INFORMATION PROVIDED

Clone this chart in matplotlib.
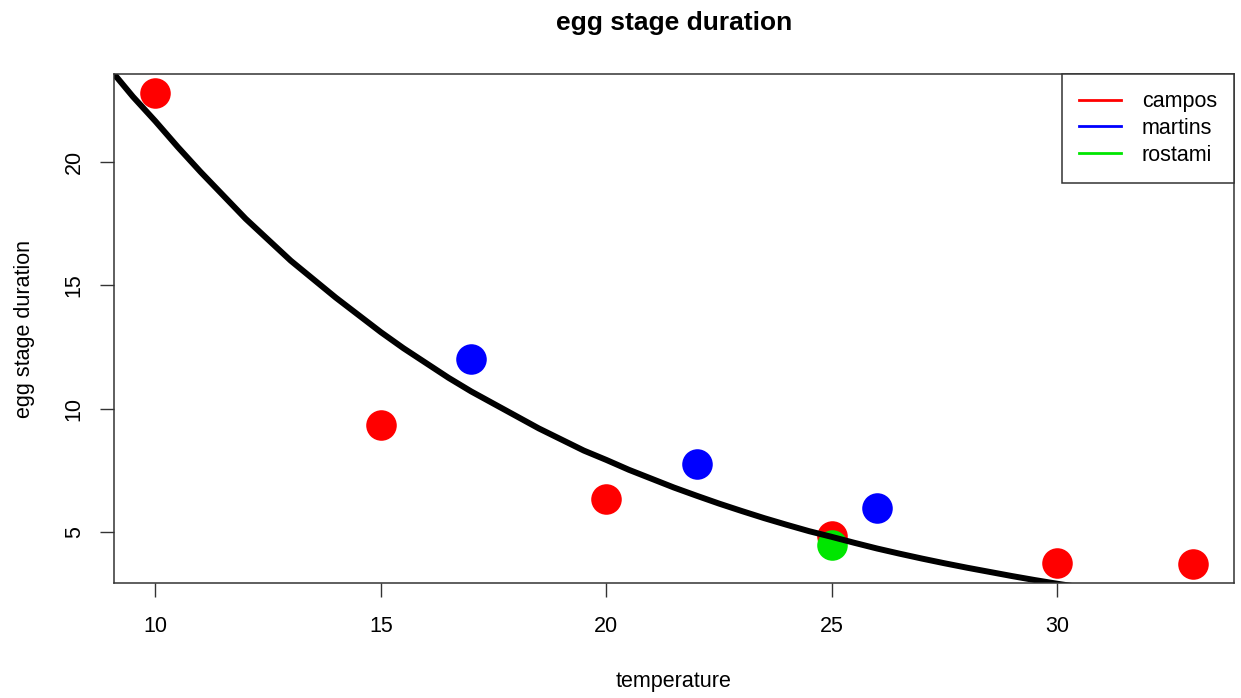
import matplotlib
matplotlib.use('Agg')
import matplotlib.pyplot as plt
from matplotlib.lines import Line2D

plt.rcParams['font.family'] = ['Liberation Sans', 'DejaVu Sans']

# observed durations per source
camposTemp = [10, 15, 20, 25, 30, 33]
camposDur = [22.8, 9.35, 6.35, 4.85, 3.75, 3.7]
martinsTemp = [17, 22, 26]
martinsDur = [12.0, 7.75, 5.98]
rostamiTemp = [25]
rostamiDur = [4.48]

# fitted curve
curveTemp = [9.0, 9.5, 10, 10.5, 11, 11.5, 12, 12.5, 13, 13.5, 14, 14.5, 15, 15.5,
             16, 16.5, 17, 17.5, 18, 18.5, 19, 19.5, 20, 20.5, 21, 21.5, 22, 22.5,
             23, 23.5, 24, 24.5, 25, 25.5, 26, 26.5, 27, 27.5, 28, 28.5, 29, 29.5,
             30, 30.5]
curveDur = [23.75, 22.65, 21.65, 20.6, 19.6, 18.65, 17.7, 16.85, 16.0, 15.25, 14.5,
            13.8, 13.1, 12.45, 11.85, 11.25, 10.7, 10.2, 9.7, 9.2, 8.75, 8.3, 7.92,
            7.52, 7.16, 6.8, 6.47, 6.15, 5.85, 5.56, 5.29, 5.03, 4.8, 4.56, 4.33,
            4.12, 3.92, 3.73, 3.55, 3.38, 3.21, 3.05, 2.9, 2.76]

seriesNames = ['campos', 'martins', 'rostami']
seriesColors = ['#ff0000', '#0000ff', '#00e600']

xTicks = [10, 15, 20, 25, 30]
yTicks = [5, 10, 15, 20]

fig = plt.figure(figsize=(12.41, 6.98), dpi=100)
ax = fig.add_axes([114/1241, 1 - 583/698, (1234-114)/1241, (583-74)/698])

ax.plot(camposTemp, camposDur, 'o', color=seriesColors[0], markersize=22, markeredgewidth=0)
ax.plot(martinsTemp, martinsDur, 'o', color=seriesColors[1], markersize=22, markeredgewidth=0)
ax.plot(rostamiTemp, rostamiDur, 'o', color=seriesColors[2], markersize=22, markeredgewidth=0)
ax.plot(curveTemp, curveDur, '-', color='black', linewidth=4.3,
        solid_capstyle='butt', solid_joinstyle='round')

ax.set_xlim(9.08, 33.92)
ax.set_ylim(2.93, 23.57)
ax.set_xticks(xTicks)
ax.set_yticks(yTicks)
ax.tick_params(axis='x', length=10, width=1, labelsize=15.5, pad=14, color='#333333')
ax.tick_params(axis='y', length=10, width=1, labelsize=15.5, pad=11, color='#333333')
for lab in ax.get_yticklabels():
    lab.set_rotation(90)
    lab.set_va('center')
for sp in ax.spines.values():
    sp.set_color('#333333')
    sp.set_linewidth(1.1)

ax.set_xlabel('temperature', fontsize=15.5, labelpad=24)
ax.set_ylabel('egg stage duration', fontsize=15.5, labelpad=21)
ax.set_title('egg stage duration', fontsize=19, fontweight='bold', pad=32)

handles = [Line2D([0], [0], color=c, linewidth=2) for c in seriesColors]
leg = ax.legend(handles, seriesNames, loc='upper right', fontsize=15.5,
                borderaxespad=0, fancybox=False, framealpha=1, edgecolor='#333333',
                handlelength=1.95, handletextpad=0.95, labelspacing=0.27, borderpad=0.8)
leg.get_frame().set_linewidth(1.1)

fig.savefig('out.png', dpi=100)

REQUIREMENTS
Extract the lines exactly, please: the first line of the listing, the line with "sp.set_linewidth(1.1)", and every line between them, but no pictures.

IN RESPONSE
Clone this chart in matplotlib.
import matplotlib
matplotlib.use('Agg')
import matplotlib.pyplot as plt
from matplotlib.lines import Line2D

plt.rcParams['font.family'] = ['Liberation Sans', 'DejaVu Sans']

# observed durations per source
camposTemp = [10, 15, 20, 25, 30, 33]
camposDur = [22.8, 9.35, 6.35, 4.85, 3.75, 3.7]
martinsTemp = [17, 22, 26]
martinsDur = [12.0, 7.75, 5.98]
rostamiTemp = [25]
rostamiDur = [4.48]

# fitted curve
curveTemp = [9.0, 9.5, 10, 10.5, 11, 11.5, 12, 12.5, 13, 13.5, 14, 14.5, 15, 15.5,
             16, 16.5, 17, 17.5, 18, 18.5, 19, 19.5, 20, 20.5, 21, 21.5, 22, 22.5,
             23, 23.5, 24, 24.5, 25, 25.5, 26, 26.5, 27, 27.5, 28, 28.5, 29, 29.5,
             30, 30.5]
curveDur = [23.75, 22.65, 21.65, 20.6, 19.6, 18.65, 17.7, 16.85, 16.0, 15.25, 14.5,
            13.8, 13.1, 12.45, 11.85, 11.25, 10.7, 10.2, 9.7, 9.2, 8.75, 8.3, 7.92,
            7.52, 7.16, 6.8, 6.47, 6.15, 5.85, 5.56, 5.29, 5.03, 4.8, 4.56, 4.33,
            4.12, 3.92, 3.73, 3.55, 3.38, 3.21, 3.05, 2.9, 2.76]

seriesNames = ['campos', 'martins', 'rostami']
seriesColors = ['#ff0000', '#0000ff', '#00e600']

xTicks = [10, 15, 20, 25, 30]
yTicks = [5, 10, 15, 20]

fig = plt.figure(figsize=(12.41, 6.98), dpi=100)
ax = fig.add_axes([114/1241, 1 - 583/698, (1234-114)/1241, (583-74)/698])

ax.plot(camposTemp, camposDur, 'o', color=seriesColors[0], markersize=22, markeredgewidth=0)
ax.plot(martinsTemp, martinsDur, 'o', color=seriesColors[1], markersize=22, markeredgewidth=0)
ax.plot(rostamiTemp, rostamiDur, 'o', color=seriesColors[2], markersize=22, markeredgewidth=0)
ax.plot(curveTemp, curveDur, '-', color='black', linewidth=4.3,
        solid_capstyle='butt', solid_joinstyle='round')

ax.set_xlim(9.08, 33.92)
ax.set_ylim(2.93, 23.57)
ax.set_xticks(xTicks)
ax.set_yticks(yTicks)
ax.tick_params(axis='x', length=10, width=1, labelsize=15.5, pad=14, color='#333333')
ax.tick_params(axis='y', length=10, width=1, labelsize=15.5, pad=11, color='#333333')
for lab in ax.get_yticklabels():
    lab.set_rotation(90)
    lab.set_va('center')
for sp in ax.spines.values():
    sp.set_color('#333333')
    sp.set_linewidth(1.1)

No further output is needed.